:: Work instructions ::
Reproduce the listing below exactly, beginning with its first line and ending with the line that holds "122, -129, 128]"; pictures are not part of the copy.

:: Provided material ::
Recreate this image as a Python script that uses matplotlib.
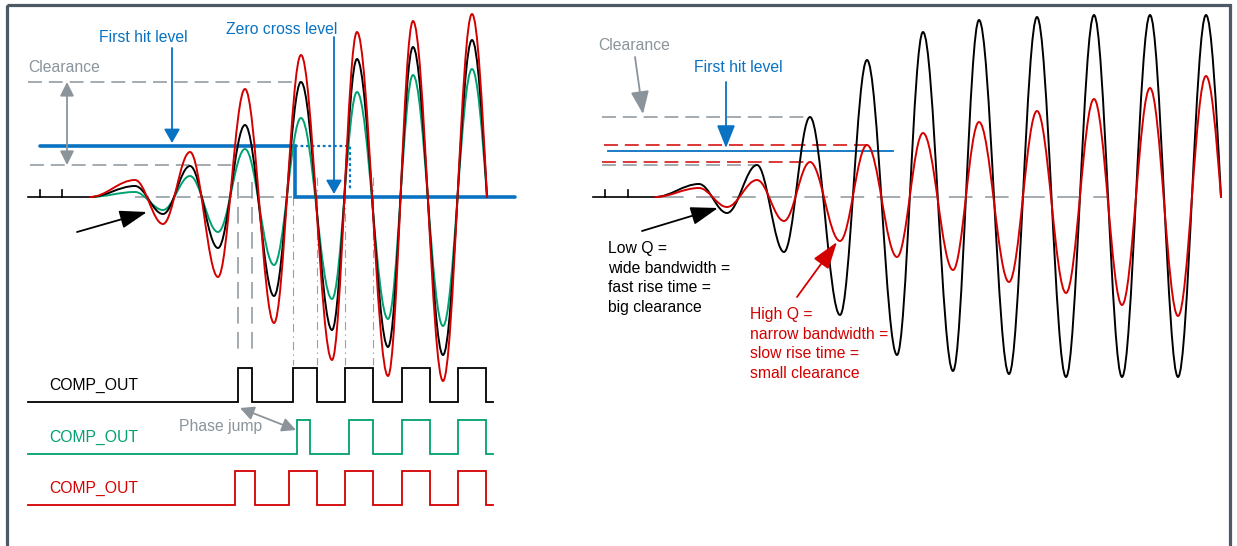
import matplotlib
matplotlib.use("Agg")
import matplotlib.pyplot as plt
from matplotlib.path import Path
from matplotlib.patches import PathPatch, Rectangle

# ---------------- data (time, amplitude above the zero level) ----------------
# Left panel: burst response extrema (start, peaks/troughs) for three tunings
left_t = [90, 135, 163, 190, 218, 245, 274, 301, 332, 357, 388, 413, 443, 472]
left_end = 487
left_black = [0, 11, -17, 31, -51, 72, -99, 115, -133, 138, -150, 150, -158, 157]
left_red = [0, 17, -27, 45, -80, 108, -126, 142, -163, 165, -179, 176, -184, 183]
left_green = [0, 5, -13, 21, -35, 48, -68, 79, -102, 105, -122, 122, -129, 128]

# Right panel: low-Q (black) and high-Q (red) responses
right_t = [655, 699, 727, 757, 784, 810, 840, 867, 897, 923, 953, 979, 1009,
           1037, 1066, 1094, 1122, 1150, 1178, 1206]
right_end = 1221
right_lowq = [0, 13, -16, 32, -55, 80, -118, 137, -158, 165, -174, 177, -177,
              180, -180, 182, -180, 182, -180, 182]
right_highq = [0, 9, -10, 17, -24, 35, -44, 52, -60, 64, -73, 75, -85, 86,
               -96, 98, -108, 109, -119, 121]

# Comparator output edges (rise, fall, rise, fall, ...)
comp_black = [238, 252, 293, 317, 345, 373, 402, 430, 458, 486]
comp_green = [297, 310, 349, 373, 402, 430, 458, 486]
comp_red = [235, 255, 289, 317, 345, 373, 402, 430, 458, 486]
comp_labels = ["COMP_OUT", "COMP_OUT", "COMP_OUT"]

# Threshold levels
left_first_hit = 51
left_clear_hi = 115
left_clear_lo = 32
right_first_hit = 46
right_clear_lowq = (80, 32)
right_clear_highq = (52, 35)

lowq_text = ["Low Q =", "wide bandwidth =", "fast rise time =", "big clearance"]
highq_text = ["High Q =", "narrow bandwidth =", "slow rise time =", "small clearance"]

# ---------------- style ----------------
BLACK = "#000000"
RED = "#d40000"
GREEN = "#00a070"
BLUE = "#0a72c2"
GRAY = "#8b949b"
FRAME = "#4d5965"
ZERO = 197  # vertical position of the zero level
FONT = ["Liberation Sans", "DejaVu Sans"]
FS = 11.3

plt.rcParams["lines.scale_dashes"] = False
plt.rcParams["font.family"] = FONT

fig = plt.figure(figsize=(12.37, 5.46), dpi=100)
ax = fig.add_axes([0, 0, 1, 1])
ax.set_xlim(0, 1237)
ax.set_ylim(546, 0)
ax.axis("off")

K = 0.3634  # cubic control factor for a half-cosine between extrema


def wave(ts, amps, end_t, color, lw=1.4, z=5):
    verts = [(ts[0], ZERO - amps[0])]
    codes = [Path.MOVETO]
    for i in range(len(ts) - 1):
        t0, t1 = ts[i], ts[i + 1]
        v0, v1 = ZERO - amps[i], ZERO - amps[i + 1]
        dt = t1 - t0
        verts += [(t0 + K * dt, v0), (t1 - K * dt, v1), (t1, v1)]
        codes += [Path.CURVE4] * 3
    # last quarter wave down to the zero level
    t0, v0 = ts[-1], ZERO - amps[-1]
    dt = end_t - t0
    verts += [(t0 + 0.3617 * dt, v0), (t0 + 0.6737 * dt, ZERO - 0.5126 * amps[-1]),
              (end_t, ZERO)]
    codes += [Path.CURVE4] * 3
    ax.add_patch(PathPatch(Path(verts, codes), fill=False, ec=color, lw=lw,
                           zorder=z, capstyle="round", joinstyle="round"))


def comp(edges, low, color, x0=28, x1=493, h=34):
    xs, ys = [x0], [low]
    state = low
    for e in edges:
        xs.append(e); ys.append(state)
        state = low - h if state == low else low
        xs.append(e); ys.append(state)
    xs.append(x1); ys.append(state)
    ax.plot(xs, ys, color=color, lw=1.3, zorder=4, solid_joinstyle="miter")


def hdash(y, x0, x1, color=GRAY, dashes=(10, 5), lw=1.1, z=2):
    ax.plot([x0, x1], [y, y], color=color, lw=lw, dashes=dashes, zorder=z)


def arrow(x0, y0, x1, y1, color, ms=14, hl=0.8, hw=0.3, lw=1.3, both=False):
    style = ("<|-|>" if both else "-|>") + f",head_length={hl},head_width={hw}"
    ax.annotate("", xy=(x1, y1), xytext=(x0, y0),
                arrowprops=dict(arrowstyle=style, color=color, lw=lw,
                                mutation_scale=ms, shrinkA=0, shrinkB=0),
                zorder=8)


def txt(x, y, s, color, ha="left"):
    ax.text(x, y, s, color=color, fontsize=FS, ha=ha, va="center", zorder=9)


# ---------------- frame ----------------
ax.add_patch(Rectangle((7, 5), 1223, 560, fill=False, ec=FRAME, lw=2.3,
                       zorder=10, clip_on=False))

# ---------------- left panel ----------------
# baseline with ticks
ax.plot([28, 90], [ZERO, ZERO], color=BLACK, lw=1.2, zorder=3)
for tx in (40, 62):
    ax.plot([tx, tx], [ZERO - 7, ZERO], color=BLACK, lw=1.2, zorder=3)
hdash(ZERO, 135, 292)
hdash(ZERO - left_clear_hi, 28, 301)
hdash(ZERO - left_clear_lo, 30, 237)

# vertical guide lines
for vx in (238, 252):
    ax.plot([vx, vx], [182, 352], color=GRAY, lw=1.1, dashes=(12, 6), zorder=2)
for vx, vy in ((293, 197), (317, 177), (345, 177), (373, 177)):
    ax.plot([vx, vx], [vy, 365], color="#9aa1a7", lw=0.8,
            dashes=(6, 3, 1, 3), zorder=2)

# first-hit / zero-cross threshold
ax.plot([40, 295, 295, 515], [ZERO - left_first_hit] * 2 + [ZERO] * 2,
        color=BLUE, lw=2.6, zorder=3, solid_capstyle="round",
        solid_joinstyle="miter")
ax.plot([295, 350, 350], [ZERO - left_first_hit, ZERO - left_first_hit, 190],
        color=BLUE, lw=1.6, dashes=(2, 2), zorder=3)

wave(left_t, left_green, left_end, GREEN, z=5)
wave(left_t, left_black, left_end, BLACK, z=6)
wave(left_t, left_red, left_end, RED, z=7)

txt(143, 38, "First hit level", BLUE, ha="center")
arrow(172, 48, 172, 143, BLUE, ms=12, hl=0.7, hw=0.4)
txt(282, 29, "Zero cross level", BLUE, ha="center")
arrow(334, 37, 334, 194, BLUE, ms=12, hl=0.7, hw=0.4)
txt(28, 67, "Clearance", GRAY)
arrow(67, 82, 67, 165, GRAY, ms=12, hl=0.7, hw=0.35, both=True)
arrow(77, 232, 147, 212, BLACK, ms=14, hl=1.2, hw=0.4)

comp(comp_black, 402, BLACK)
comp(comp_green, 454, GREEN)
comp(comp_red, 505, RED)
txt(49, 385, comp_labels[0], BLACK)
txt(49, 437, comp_labels[1], GREEN)
txt(49, 488, comp_labels[2], RED)
txt(179, 426, "Phase jump", GRAY)
arrow(240, 408, 296, 430, GRAY, ms=12, hl=0.7, hw=0.35, both=True)

# ---------------- right panel ----------------
ax.plot([593, 655], [ZERO, ZERO], color=BLACK, lw=1.2, zorder=3)
for tx in (605, 628):
    ax.plot([tx, tx], [ZERO - 7, ZERO], color=BLACK, lw=1.2, zorder=3)
hdash(ZERO, 660, 1108, dashes=(17, 9))
hdash(ZERO - right_clear_lowq[0], 602, 810)
hdash(ZERO - right_clear_lowq[1], 602, 757)
hdash(ZERO - right_clear_highq[0], 604, 867, color=RED)
hdash(ZERO - right_clear_highq[1], 602, 810, color=RED)
ax.plot([608, 893], [ZERO - right_first_hit] * 2, color=BLUE, lw=1.3, zorder=3)

wave(right_t, right_lowq, right_end, BLACK, z=5)
wave(right_t, right_highq, right_end, RED, z=6)

txt(598, 45, "Clearance", GRAY)
arrow(635, 57, 643, 114, GRAY, ms=14, hl=1.0, hw=0.4)
txt(738, 68, "First hit level", BLUE, ha="center")
arrow(726, 82, 726, 148, BLUE, ms=14, hl=1.0, hw=0.4)
arrow(642, 231, 718, 208, BLACK, ms=14, hl=1.2, hw=0.4)
arrow(797, 297, 837, 242, RED, ms=14, hl=1.2, hw=0.4)

for i, s in enumerate(lowq_text):
    txt(608, 249 + 19.4 * i, s, BLACK)
for i, s in enumerate(highq_text):
    txt(750, 315 + 19.4 * i, s, RED)

fig.savefig("out.png", dpi=100)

:: Answer below ::
Recreate this image as a Python script that uses matplotlib.
import matplotlib
matplotlib.use("Agg")
import matplotlib.pyplot as plt
from matplotlib.path import Path
from matplotlib.patches import PathPatch, Rectangle

# ---------------- data (time, amplitude above the zero level) ----------------
# Left panel: burst response extrema (start, peaks/troughs) for three tunings
left_t = [90, 135, 163, 190, 218, 245, 274, 301, 332, 357, 388, 413, 443, 472]
left_end = 487
left_black = [0, 11, -17, 31, -51, 72, -99, 115, -133, 138, -150, 150, -158, 157]
left_red = [0, 17, -27, 45, -80, 108, -126, 142, -163, 165, -179, 176, -184, 183]
left_green = [0, 5, -13, 21, -35, 48, -68, 79, -102, 105, -122, 122, -129, 128]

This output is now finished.